8. Snow Polo World Cup — Kitzbühel, Austria (January)
The Austrian alternative to St. Moritz — slightly less prestigious but equally spectacular, set against the backdrop of the Hahnenkamm and Kitzbühel's famous ski racing mountain. The après-ski culture of Kitzbühel is some of the Alps' most vibrant.
**What makes it unmissable**: World-class ski racing and world-class polo in the same destination on the same weekend — genuinely a dual sporting pilgrimage.
9. Abierto de Hurlingham — Buenos Aires, Argentina (October–November)
The Triple Crown's second leg, at the Hurlingham Club — one of South America's most historic sporting institutions. Less glamorous than the Argentine Open but with intense atmosphere and a more intimate spectator experience. Professional polo at 40-goal in a setting with genuine historic resonance.
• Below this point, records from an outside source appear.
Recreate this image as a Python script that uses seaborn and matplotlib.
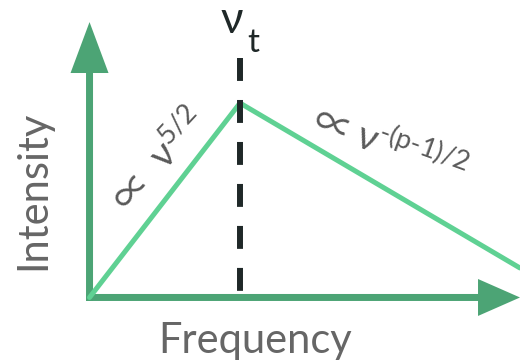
import matplotlib
matplotlib.use("Agg")
import matplotlib.pyplot as plt
import pandas as pd
import seaborn as sns

# Broken power-law spectrum: rising branch, turnover, falling branch
frequency = [0.0, 1.0, 2.86]
intensity = [0.0, 1.0, 0.152]
turnover_freq = 1.0
turnover_top = 1.231

x_label = "Frequency"
y_label = "Intensity"
prop_sign = r"$\mathsf{∝}$"
rise_power = r"$\nu^{\text{5/2}}$"
fall_power = r"$\nu^{\text{-(p-1)/2}}$"
nu_symbol = r"$\nu$"
turnover_sub = "t"

AXIS_GREEN = "#4ca475"
LINE_GREEN = "#5fd193"
TEXT_GREY = "#666666"
LABEL_GREY = "#5a5a5a"
DARK = "#1f2828"

sns.set_theme(style="white")
plt.rcParams["font.family"] = ["Lato", "DejaVu Sans"]
plt.rcParams["mathtext.fontset"] = "custom"
plt.rcParams["mathtext.rm"] = "Lato"
plt.rcParams["mathtext.it"] = "Lato"
plt.rcParams["mathtext.sf"] = "Noto Sans CJK JP"
plt.rcParams["mathtext.default"] = "rm"

fig = plt.figure(figsize=(5.2, 3.63), dpi=100)
ax = fig.add_axes([0, 0, 1, 1])
ax.set_xlim(-0.595, 2.861)
ax.set_ylim(-0.337, 1.530)
ax.axis("off")

df = pd.DataFrame({"frequency": frequency, "intensity": intensity})
sns.lineplot(data=df, x="frequency", y="intensity", color=LINE_GREEN,
             lw=3.6, ax=ax, zorder=3, legend=False)

# turnover frequency marker
ax.plot([turnover_freq, turnover_freq], [turnover_top, 0.0], color=DARK,
        lw=4.3, dashes=(3.84, 3.19), zorder=4)

# axes drawn as arrows
ax.arrow(0.0, -0.018, 0.0, 1.4345, width=0.0465, head_width=0.2525,
         head_length=0.262, length_includes_head=True, color=AXIS_GREEN,
         lw=0, zorder=2)
ax.arrow(-0.023, 0.0, 2.884, 0.0, width=0.036, head_width=0.19,
         head_length=0.279, length_includes_head=True, color=AXIS_GREEN,
         lw=0, zorder=2)

# axis titles
ax.text(-0.375, 0.553, y_label, rotation=90, ha="center", va="center",
        fontsize=30, color=TEXT_GREY)
ax.text(1.10, -0.285, x_label, ha="center", va="baseline",
        fontsize=30, color=TEXT_GREY)

# turnover label
ax.text(0.867, 1.360, nu_symbol, ha="left", va="baseline",
        fontsize=31.5, color=DARK)
ax.text(1.045, 1.262, turnover_sub, ha="left", va="baseline",
        fontsize=24, color=DARK)

# slope annotations
ax.text(0.275, 0.535, prop_sign, rotation=47, ha="center", va="center",
        rotation_mode="anchor", fontsize=28, color=LABEL_GREY)
ax.text(0.591, 0.810, rise_power, rotation=47, ha="center", va="center",
        rotation_mode="anchor", fontsize=28, color=LABEL_GREY)
ax.text(1.605, 0.892, prop_sign, rotation=-20, ha="center", va="center",
        rotation_mode="anchor", fontsize=28, color=LABEL_GREY)
ax.text(2.136, 0.741, fall_power, rotation=-20, ha="center", va="center",
        rotation_mode="anchor", fontsize=28, color=LABEL_GREY)

fig.savefig("out.png", dpi=100)
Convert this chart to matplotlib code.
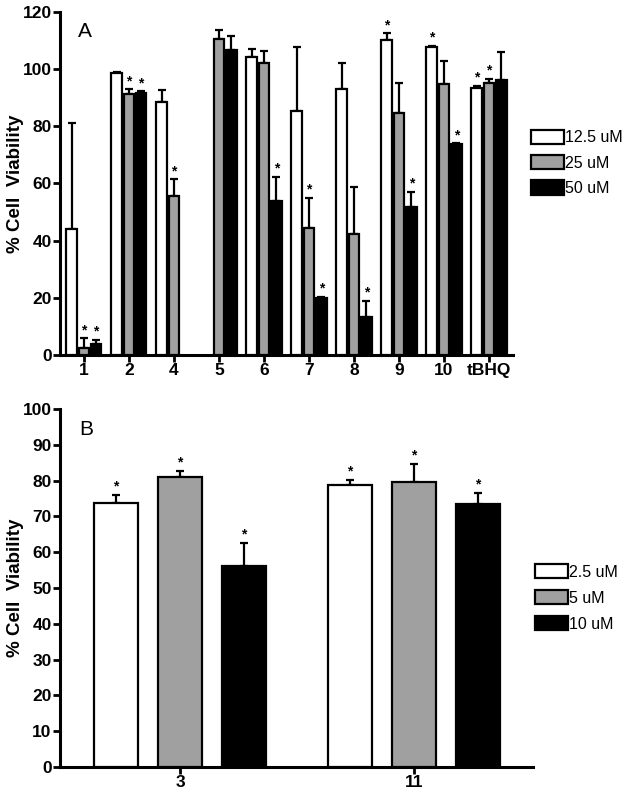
import numpy as np
import matplotlib
matplotlib.use("Agg")
import matplotlib.pyplot as plt

plt.rcParams["font.family"] = ["Liberation Sans", "DejaVu Sans"]

# Panel A data
groups_a = ["1", "2", "4", "5", "6", "7", "8", "9", "10", "tBHQ"]
conc_a = ["12.5 uM", "25 uM", "50 uM"]
vals_a = [
    [44.0, 98.5, 88.6, np.nan, 104.1, 85.5, 92.9, 110.2, 107.6, 93.5],
    [2.3, 91.2, 55.6, 110.5, 102.1, 44.4, 42.2, 84.5, 94.7, 95.0],
    [3.7, 91.7, np.nan, 106.6, 53.8, 20.0, 13.4, 51.6, 73.8, 96.2],
]
errs_a = [
    [37.2, 0.5, 4.2, 0.0, 2.9, 22.1, 9.1, 2.3, 0.4, 0.5],
    [3.5, 1.7, 5.8, 3.1, 4.1, 10.5, 16.7, 10.5, 8.2, 1.6],
    [1.5, 0.5, 0.0, 5.0, 8.6, 0.3, 5.6, 5.5, 0.2, 9.7],
]
stars_a = [
    [0, 0, 0, 0, 0, 0, 0, 1, 1, 1],
    [1, 1, 1, 0, 0, 1, 0, 0, 0, 1],
    [1, 1, 0, 0, 1, 1, 1, 1, 1, 0],
]

# Panel B data
groups_b = ["3", "11"]
conc_b = ["2.5 uM", "5 uM", "10 uM"]
vals_b = [
    [73.7, 78.9],
    [80.9, 79.6],
    [56.1, 73.6],
]
errs_b = [
    [2.4, 1.4],
    [1.9, 5.0],
    [6.6, 2.9],
]
stars_b = [[1, 1], [1, 1], [1, 1]]

colors = ["white", "#a0a0a0", "black"]


def draw_panel(ax, groups, concs, vals, errs, stars, offset, width, ymax, ystep, letter):
    x = np.arange(len(groups))
    for i in range(3):
        v = np.array(vals[i], dtype=float)
        e = np.array(errs[i], dtype=float)
        xi = x + (i - 1) * offset
        ax.bar(xi, v, width=width, color=colors[i], edgecolor="black",
               linewidth=1.6, label=concs[i], zorder=3)
        ok = ~np.isnan(v)
        ax.errorbar(xi[ok], v[ok], yerr=[np.zeros(ok.sum()), e[ok]], fmt="none",
                    ecolor="black", elinewidth=1.6, capsize=3, capthick=1.6, zorder=2)
        for j in range(len(groups)):
            if stars[i][j]:
                ax.annotate("*", (xi[j], v[j] + e[j]), xytext=(0, 1),
                            textcoords="offset points", ha="center", va="bottom",
                            fontsize=10, fontweight="bold")
    ax.set_ylim(0, ymax)
    ax.set_yticks(np.arange(0, ymax + 1, ystep))
    ax.set_xticks(x)
    ax.set_xticklabels(groups)
    for lab in ax.get_xticklabels() + ax.get_yticklabels():
        lab.set_fontweight("bold")
    ax.tick_params(axis="both", labelsize=12.5, width=2, length=5, pad=1)
    ax.spines["top"].set_visible(False)
    ax.spines["right"].set_visible(False)
    ax.spines["left"].set_linewidth(2.2)
    ax.spines["bottom"].set_linewidth(2.2)
    ax.set_ylabel("% Cell  Viability", fontsize=13.5, fontweight="bold")
    ax.text(0.04, 0.97, letter, transform=ax.transAxes, fontsize=15,
            ha="left", va="top")


fig = plt.figure(figsize=(6.24, 7.97), dpi=100)

ax_a = fig.add_axes([0.0962, 0.5546, 0.822 - 0.0962, 0.985 - 0.5546])
draw_panel(ax_a, groups_a, conc_a, vals_a, errs_a, stars_a, 0.273, 0.235, 120, 20, "A")
ax_a.set_xlim(-0.53, len(groups_a) - 0.47)
ax_a.yaxis.set_label_coords(-0.079, 0.5)
ax_a.legend(loc="upper left", bbox_to_anchor=(1.025, 0.675), frameon=False,
            fontsize=11.5, handlelength=2.1, handleheight=1.0, handletextpad=0.05,
            labelspacing=0.6, borderaxespad=0)

ax_b = fig.add_axes([0.0962, 0.0376, 0.854 - 0.0962, 0.4868 - 0.0376])
draw_panel(ax_b, groups_b, conc_b, vals_b, errs_b, stars_b, 0.274, 0.19, 100, 10, "B")
ax_b.set_xlim(-0.513, 1.509)
ax_b.yaxis.set_label_coords(-0.076, 0.5)
ax_b.legend(loc="upper left", bbox_to_anchor=(0.99, 0.585), frameon=False,
            fontsize=11.5, handlelength=2.1, handleheight=1.0, handletextpad=0.05,
            labelspacing=0.65, borderaxespad=0)

fig.savefig("out.png", dpi=100)
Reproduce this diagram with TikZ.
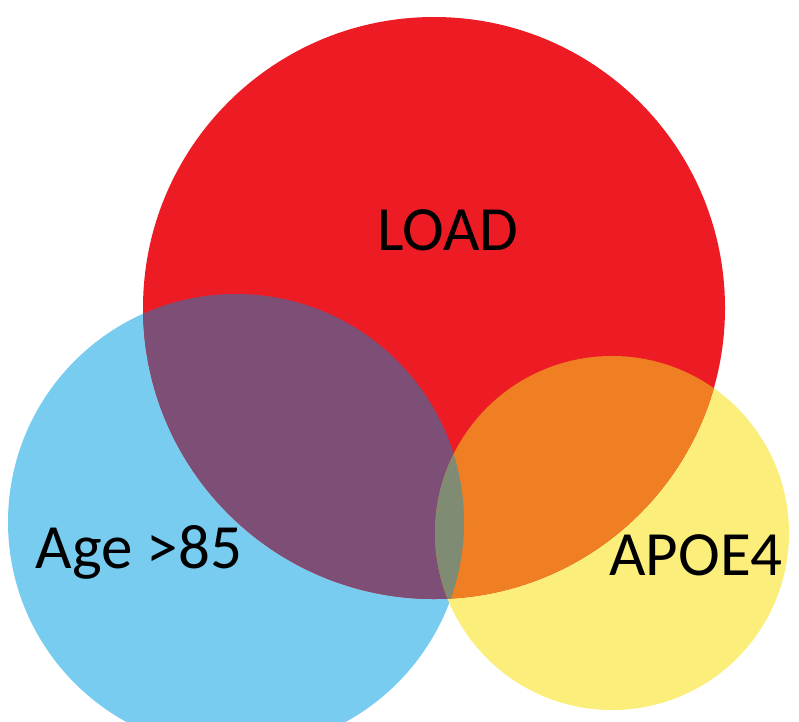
\documentclass[tikz,border=0pt]{standalone}
\usepackage{fontspec}
\setmainfont{Carlito}
\definecolor{loadred}{HTML}{ED1C24}
\definecolor{agecyan}{HTML}{78CCF0}
\definecolor{apoeyellow}{HTML}{FBEE7B}
\definecolor{agepurple}{HTML}{7D4E76}
\definecolor{apoeorange}{HTML}{F07E23}
\definecolor{allgrey}{HTML}{7F8B72}

\begin{document}
\begin{tikzpicture}[x=1pt,y=-1pt,
    setlabel/.style={anchor=base,font=\fontsize{63}{70}\selectfont,text=black}]
        \useasboundingbox (0,0) rectangle (799,721);
        \coordinate (L) at (434,308);
        \coordinate (G) at (236,522);
        \coordinate (E) at (612,533);

        \fill[agecyan]    (G) circle (228pt);
        \fill[apoeyellow] (E) circle (177pt);
        \fill[loadred]    (L) circle (291pt);

        \begin{scope}
            \clip (L) circle (291pt);
            \fill[agepurple]  (G) circle (228pt);
            \fill[apoeorange] (E) circle (177pt);
            \clip (G) circle (228pt);
            \fill[allgrey]    (E) circle (177pt);
        \end{scope}

        \node[setlabel] (load) at (448,250) {LOAD};
        \node[setlabel] (age)  at (139,568) {Age >85};
        \node[setlabel] (apoe) at (696,575) {APOE4};
    \end{tikzpicture}
\end{document}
**What makes it unmissable**: A complement to the Argentine Open for the serious polo traveller — the Triple Crown is better experienced as a full season than a single event.
10. US Open Polo Championship — Wellington, Florida (April)
America's most prestigious polo event, at the International Polo Club Palm Beach. The combination of world-class polo, Florida sunshine, the famous Sunday brunch culture, and the diverse international crowd makes Wellington's US Open one of the sport's most vibrant social events.
**What makes it unmissable**: The Sunday brunch experience at IPC is one of American polo's great institutions — fashion, socialising, and elite polo in equal measure.
These ten events represent polo in its most spectacular, most culturally rich, and most spatially extraordinary manifestations. Any one of them is worth travelling across the world to attend.